To illustrate, many schools (including mine at UCLA) hold mandatory problem-based learning (PBL) sessions to simulate the full arc of care for a patient. Over the course of the bi-weekly PBL classes, no element of the patient’s background is off limits; we as students are encouraged to explore social determinants, policy questions and epidemiology with the same voracity as pathophysiological mechanisms. In a similarly holistic vein, “doctoring” classes focus on the didactics of obtaining a complete patient history. We are taught early on to elicit social histories in order to more accurately assess how a patient’s social situation might contribute to his or her health behaviors, susceptibilities, risks and treatment options. These educational experiences are the kinds that defibrillate and bring to life the Frankensteinian monster of the pre-clinical medical curriculum.

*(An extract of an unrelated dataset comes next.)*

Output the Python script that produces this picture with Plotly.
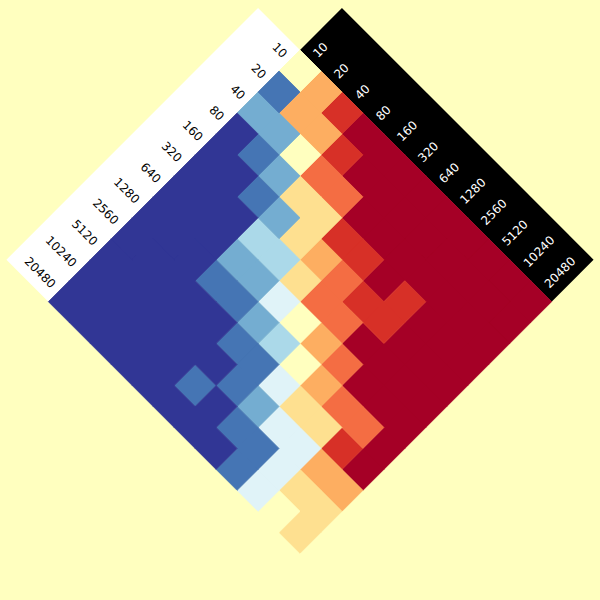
import plotly.graph_objects as go

# axis labels (rows along the upper-left edge, columns along the upper-right edge)
labels = ["10", "20", "40", "80", "160", "320", "640", "1280", "2560", "5120", "10240", "20480"]

# 11-class RdYlBu palette, index = class value
palette = ["#a50026", "#d73027", "#f46d43", "#fdae61", "#fee090", "#ffffbf",
           "#e0f3f8", "#abd9e9", "#74add1", "#4575b4", "#313695"]

# class value of each cell, values[row][col]
values = [
    [5, 3, 1, 0, 0, 0, 0, 0, 0, 0, 0, 0],
    [9, 3, 3, 1, 0, 0, 0, 0, 0, 0, 0, 0],
    [8, 8, 5, 2, 2, 0, 0, 0, 0, 0, 0, 0],
    [10, 9, 8, 4, 4, 1, 1, 0, 1, 0, 0, 0],
    [10, 10, 9, 8, 4, 3, 2, 1, 1, 0, 0, 0],
    [10, 10, 10, 7, 7, 4, 2, 2, 0, 0, 0, 0],
    [10, 10, 10, 8, 8, 6, 5, 3, 2, 0, 0, 0],
    [10, 10, 10, 9, 9, 8, 7, 5, 3, 2, 2, 0],
    [10, 10, 10, 10, 10, 9, 9, 6, 4, 4, 1, 0],
    [10, 10, 10, 10, 10, 10, 9, 8, 6, 6, 3, 3],
    [10, 10, 10, 10, 10, 9, 10, 9, 9, 6, 4, 4],
    [10, 10, 10, 10, 10, 10, 10, 10, 9, 6, 5, 4],
]

BG = "#ffffbf"
n = len(labels)


def rot(a, b):
    """grid (row a, col b) -> rotated plot coordinates (45 degrees)"""
    return b - a, a + b


fig = go.Figure()

# bands behind the labels
def band(a0, a1, b0, b1, color):
    pts = [rot(a0, b0), rot(a0, b1), rot(a1, b1), rot(a1, b0), rot(a0, b0)]
    fig.add_trace(go.Scatter(x=[p[0] for p in pts], y=[p[1] for p in pts],
                             mode="lines", fill="toself", fillcolor=color,
                             line=dict(width=0, color=color), hoverinfo="skip"))

band(0, n, -2, 0, "white")
band(-2, 0, 0, n, "black")

# cells, one trace per colour class
for c, col in enumerate(palette):
    xs, ys = [], []
    for i in range(n):
        for j in range(n):
            if values[i][j] != c:
                continue
            for a, b in [(i, j), (i, j + 1), (i + 1, j + 1), (i + 1, j), (i, j)]:
                X, Y = rot(a, b)
                xs.append(X)
                ys.append(Y)
            xs.append(None)
            ys.append(None)
    if xs:
        fig.add_trace(go.Scatter(x=xs, y=ys, mode="lines", fill="toself",
                                 fillcolor=col, line=dict(width=0.8, color=col),
                                 hoverinfo="skip"))

annotations = []
for i, lab in enumerate(labels):
    X, Y = rot(i + 0.5, 0)
    annotations.append(dict(x=X, y=Y, xref="x", yref="y", text=lab, showarrow=False,
                            textangle=45, xanchor="right", yanchor="bottom",
                            borderpad=0, borderwidth=0,
                            font=dict(family="DejaVu Sans", size=12, color="black")))
for j, lab in enumerate(labels):
    X, Y = rot(0, j + 0.5)
    annotations.append(dict(x=X, y=Y, xref="x", yref="y", text=lab, showarrow=False,
                            textangle=-45, xanchor="left", yanchor="bottom",
                            borderpad=0, borderwidth=0,
                            font=dict(family="DejaVu Sans", size=12, color="white")))

s = 20.97  # pixels per grid step
fig.update_layout(
    width=600, height=600,
    margin=dict(l=0, r=0, t=0, b=0),
    paper_bgcolor=BG, plot_bgcolor=BG,
    showlegend=False,
    xaxis=dict(visible=False, range=[-300 / s, 300 / s], fixedrange=True),
    yaxis=dict(visible=False, range=[550 / s, -50 / s], fixedrange=True),
    annotations=annotations,
)

fig.write_html(
    "out.html",
    config={"displayModeBar": False},
    post_script="document.body.style.margin='0';document.body.style.padding='0';"
                "document.body.style.overflow='hidden';"
                "document.body.style.background='" + BG + "';",
)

I’m obviously prone to hyperbole; it’s admittedly a stretch to compare medical education to Frankenstein’s monster. But, to paraphrase George Carlin, every joke needs “one exaggeration, one thing to be way out of proportion” in order to get the intended message across. And my message is clear and unoriginal: medical students could all use a little less memorizing, and a little more thinking. I am as hopeful as any that Dr. Schumann’s vision of a suitable curricular replacement for the Krebs cycle is realized: “…a team of students finding ways to break the vicious cycle of poverty that contributes so much to suffering, illness and early loss of life.” This would require a tremendous overhaul of the current educational system, in which students are primarily evaluated according to their ability to memorize incredible amounts of information, and not according to their ability to apply knowledge in incredible ways.
But until then, keep working on that temporomandibular joint. With diligence and luck, you’ll crack it right open.